Secondly, you need to keep up with your competitors. We have all heard the saying keep your friends close and your enemies closer. Khaadi Corporation Pvt. Limited is the parent company to three retail brands namely, Khaadi, Chapter 2 and Kanteen. They employ a business model that does not simply focus on product, but the overall experience of being a customer at Khaadi, a model that has worked very well. Looks like Ethnic is also imitating a similar model. Khaadi’s Founder and Ceo Shamoon Sultan in an Instagram post suggested that, “Imitation is the sincerest form of flattery”. Could this be a direct diss at Ethnic because it sure looks like it.

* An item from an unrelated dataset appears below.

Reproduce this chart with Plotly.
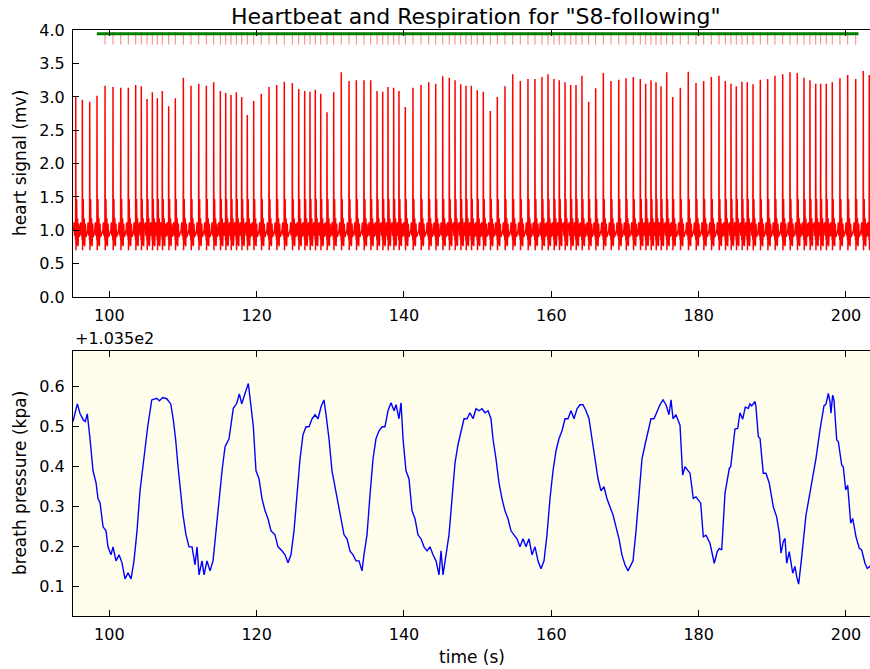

But is Ethnic even competing with Khaadi? Well, according to industry sources, both brands generate a revenue of roughly Rs 15 billion from just their prêt collections, which puts them in direct competition. Profit asked Iftikhar to comment on this to which she replied “I wouldn’t say that we are following what other brands are doing because we have our own identity. So, we will expand the way we want to expand. The custom studio is our new experiment in that direction. I will not say that we are not expanding into home textiles because you never know, but to answer your question we will not be following hard and fast rules. Just because khaadi is doing something we will also do it.” 

Even though they deny any claims to similarity with Khaadi, there is only one other retailer with an experience store, so whether they like it or not they are competitors. Will they be as successful in this endeavour as the predecessors of this emerging trend in Pakistan? Only time can tell.